U.S. Secretary of State John Kerry is in Paris for talks focusing on the Middle East peace process.
Kerry met with Jordanian Foreign Minister Nasser Judeh and then held talks with Palestinian Prime Minister Mahmoud Abbas.
Wednesday's meeting are Kerry's latest effort to advance Israeli-Palestinian negotiations, including trying to craft a framework for what an eventual peace agreement would look like.
State Department spokeswoman Jen Psaki said the negotiations are at an important point, with Washington being engaged with narrowing the gaps between the parties on the framework for negotiations.
Israeli army radio quotes unnamed US officials involved in the talks as saying that Kerry is expected to request that Israel implement a partial freeze on construction of new settlements outside certain West Bank areas.
It says that part of the framework Kerry is working on would allow talks to be extended beyond an April deadline until the end of the year.

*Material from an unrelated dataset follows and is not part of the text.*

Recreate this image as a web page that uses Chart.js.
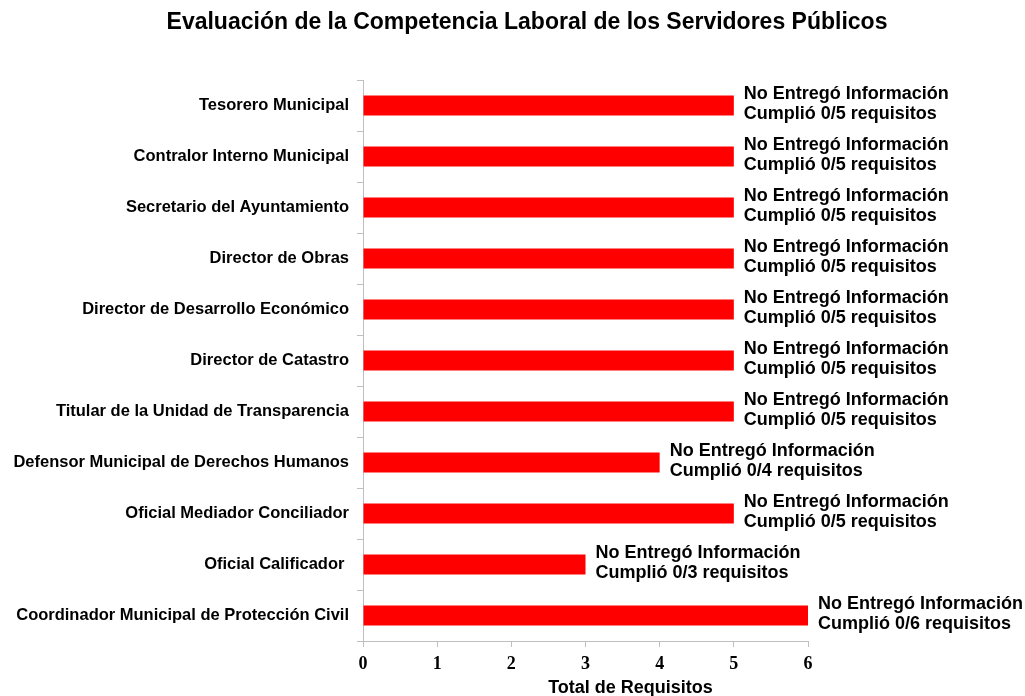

The renewed talks have made little progress since the two sides agreed to re-open the process last July after a three-year break.

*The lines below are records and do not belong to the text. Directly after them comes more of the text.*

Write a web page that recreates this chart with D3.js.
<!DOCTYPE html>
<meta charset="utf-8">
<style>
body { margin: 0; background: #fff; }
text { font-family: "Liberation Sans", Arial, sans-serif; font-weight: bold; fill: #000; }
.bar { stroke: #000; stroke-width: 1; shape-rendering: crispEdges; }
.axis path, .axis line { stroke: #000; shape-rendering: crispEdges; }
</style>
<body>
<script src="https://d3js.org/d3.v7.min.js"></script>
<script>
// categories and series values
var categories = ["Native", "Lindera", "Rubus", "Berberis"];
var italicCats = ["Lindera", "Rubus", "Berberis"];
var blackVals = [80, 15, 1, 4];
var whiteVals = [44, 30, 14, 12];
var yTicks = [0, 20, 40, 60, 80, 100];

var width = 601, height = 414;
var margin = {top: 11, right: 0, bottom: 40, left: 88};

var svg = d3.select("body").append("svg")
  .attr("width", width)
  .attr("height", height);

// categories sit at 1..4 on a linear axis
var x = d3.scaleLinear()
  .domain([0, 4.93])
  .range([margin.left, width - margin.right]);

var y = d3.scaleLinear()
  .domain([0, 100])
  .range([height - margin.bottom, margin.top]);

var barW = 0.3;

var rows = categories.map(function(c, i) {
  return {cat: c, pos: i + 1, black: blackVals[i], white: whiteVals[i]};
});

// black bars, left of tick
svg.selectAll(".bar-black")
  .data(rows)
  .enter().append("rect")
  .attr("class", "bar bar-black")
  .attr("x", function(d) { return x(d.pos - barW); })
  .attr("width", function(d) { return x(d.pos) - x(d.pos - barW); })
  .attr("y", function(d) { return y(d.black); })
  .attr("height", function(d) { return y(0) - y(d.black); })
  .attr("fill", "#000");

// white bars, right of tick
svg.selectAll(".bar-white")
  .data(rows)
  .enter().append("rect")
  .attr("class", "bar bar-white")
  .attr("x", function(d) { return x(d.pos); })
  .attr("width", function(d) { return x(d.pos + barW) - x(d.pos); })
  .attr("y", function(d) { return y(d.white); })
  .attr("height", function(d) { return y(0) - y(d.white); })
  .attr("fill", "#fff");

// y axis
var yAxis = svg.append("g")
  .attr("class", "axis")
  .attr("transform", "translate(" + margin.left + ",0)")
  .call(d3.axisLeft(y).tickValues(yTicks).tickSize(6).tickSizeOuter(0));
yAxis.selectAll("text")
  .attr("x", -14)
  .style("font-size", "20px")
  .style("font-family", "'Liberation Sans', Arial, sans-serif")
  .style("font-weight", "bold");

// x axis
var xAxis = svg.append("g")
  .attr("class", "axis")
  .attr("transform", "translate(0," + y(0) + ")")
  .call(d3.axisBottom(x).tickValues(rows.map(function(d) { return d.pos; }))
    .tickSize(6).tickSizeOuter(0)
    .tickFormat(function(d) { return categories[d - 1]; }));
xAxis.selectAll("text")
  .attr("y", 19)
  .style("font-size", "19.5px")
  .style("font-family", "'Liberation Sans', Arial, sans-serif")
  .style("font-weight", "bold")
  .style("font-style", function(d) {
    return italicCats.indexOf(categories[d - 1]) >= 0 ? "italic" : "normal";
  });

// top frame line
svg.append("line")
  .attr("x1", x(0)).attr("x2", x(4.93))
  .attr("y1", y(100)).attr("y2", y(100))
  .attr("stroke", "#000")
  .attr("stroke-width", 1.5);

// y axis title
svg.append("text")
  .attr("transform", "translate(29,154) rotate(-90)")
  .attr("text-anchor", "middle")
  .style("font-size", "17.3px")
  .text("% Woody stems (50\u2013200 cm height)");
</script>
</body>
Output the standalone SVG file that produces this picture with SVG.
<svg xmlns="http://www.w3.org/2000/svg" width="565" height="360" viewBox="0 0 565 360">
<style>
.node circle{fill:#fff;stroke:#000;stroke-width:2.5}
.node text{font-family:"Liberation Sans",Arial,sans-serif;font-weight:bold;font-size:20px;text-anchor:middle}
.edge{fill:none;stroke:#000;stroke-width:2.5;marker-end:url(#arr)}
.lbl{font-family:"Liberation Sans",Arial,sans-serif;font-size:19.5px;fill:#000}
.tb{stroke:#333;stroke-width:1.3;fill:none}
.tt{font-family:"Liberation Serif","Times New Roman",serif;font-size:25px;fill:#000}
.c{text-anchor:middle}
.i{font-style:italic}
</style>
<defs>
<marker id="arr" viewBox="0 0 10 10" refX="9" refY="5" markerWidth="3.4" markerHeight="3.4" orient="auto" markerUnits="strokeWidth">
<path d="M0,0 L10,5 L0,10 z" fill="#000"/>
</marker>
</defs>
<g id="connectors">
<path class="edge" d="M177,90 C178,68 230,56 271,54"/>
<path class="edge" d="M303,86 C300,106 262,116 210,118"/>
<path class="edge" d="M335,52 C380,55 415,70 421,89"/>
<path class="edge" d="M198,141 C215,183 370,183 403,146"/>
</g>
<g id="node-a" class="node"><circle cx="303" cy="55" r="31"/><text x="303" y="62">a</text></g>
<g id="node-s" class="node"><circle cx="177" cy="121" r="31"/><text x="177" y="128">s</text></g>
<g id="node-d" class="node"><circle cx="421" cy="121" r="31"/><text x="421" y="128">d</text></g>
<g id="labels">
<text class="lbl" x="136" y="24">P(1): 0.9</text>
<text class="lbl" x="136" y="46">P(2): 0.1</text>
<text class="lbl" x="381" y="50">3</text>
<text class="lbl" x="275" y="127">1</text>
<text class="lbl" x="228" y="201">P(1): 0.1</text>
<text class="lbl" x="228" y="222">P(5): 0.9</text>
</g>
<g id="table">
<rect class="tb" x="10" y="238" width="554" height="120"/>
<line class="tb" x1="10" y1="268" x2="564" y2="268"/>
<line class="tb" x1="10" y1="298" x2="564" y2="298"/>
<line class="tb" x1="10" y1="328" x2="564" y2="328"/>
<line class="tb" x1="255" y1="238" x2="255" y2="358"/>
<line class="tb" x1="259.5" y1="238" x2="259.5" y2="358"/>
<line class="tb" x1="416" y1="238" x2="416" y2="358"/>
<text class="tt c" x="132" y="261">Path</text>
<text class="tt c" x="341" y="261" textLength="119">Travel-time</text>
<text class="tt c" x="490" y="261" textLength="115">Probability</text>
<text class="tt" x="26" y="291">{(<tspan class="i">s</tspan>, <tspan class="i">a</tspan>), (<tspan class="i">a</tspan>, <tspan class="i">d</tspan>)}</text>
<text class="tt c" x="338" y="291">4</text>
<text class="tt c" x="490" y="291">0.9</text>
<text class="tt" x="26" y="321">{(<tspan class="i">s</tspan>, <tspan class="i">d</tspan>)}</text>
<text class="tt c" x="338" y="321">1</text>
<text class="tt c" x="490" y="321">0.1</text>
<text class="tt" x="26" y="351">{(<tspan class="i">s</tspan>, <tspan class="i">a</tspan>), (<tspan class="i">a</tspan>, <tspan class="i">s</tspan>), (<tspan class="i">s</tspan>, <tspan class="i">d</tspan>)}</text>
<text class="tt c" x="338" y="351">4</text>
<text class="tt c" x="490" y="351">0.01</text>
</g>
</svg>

During initial meetings, Israel agreed to a prisoner release, while the Palestinians dropped their demand for Israel to stop settlement construction before negotiations continue.

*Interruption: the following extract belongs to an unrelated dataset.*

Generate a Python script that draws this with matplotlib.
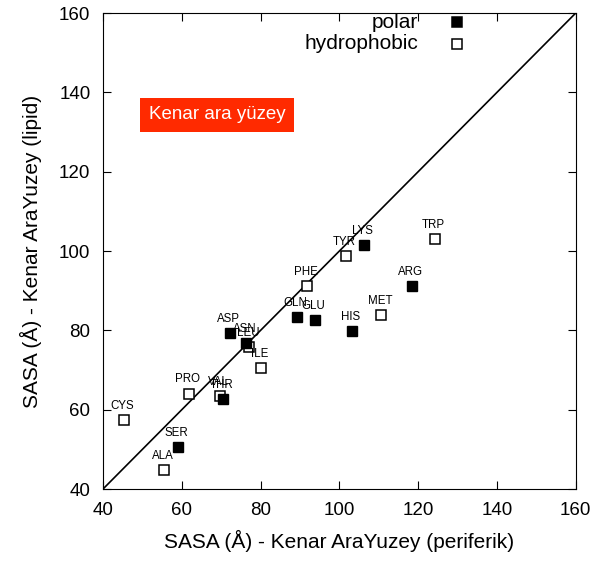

Kerry traveled to France from Tunisia, where he made a stop Tuesday to praise progress in the country where the Arab Spring began three years ago.
Kerry met in Tunis with President Moncef Marzouki, telling him the United States is "very impressed by the steps that you have been taking, by the rational thoughtful approach to the transition."
Kerry said Tunisia's new constitution, which was ratified in January, can serve as a model for others in the region. He described the document as "rooted in democratic principles -- equality, freedom, security, economic opportunity, and the rule of law."
Tunisia's new constitution sets out to make the country a democracy not based on Islamic law. But some government opponents say the constitution does not do enough to protect women's rights.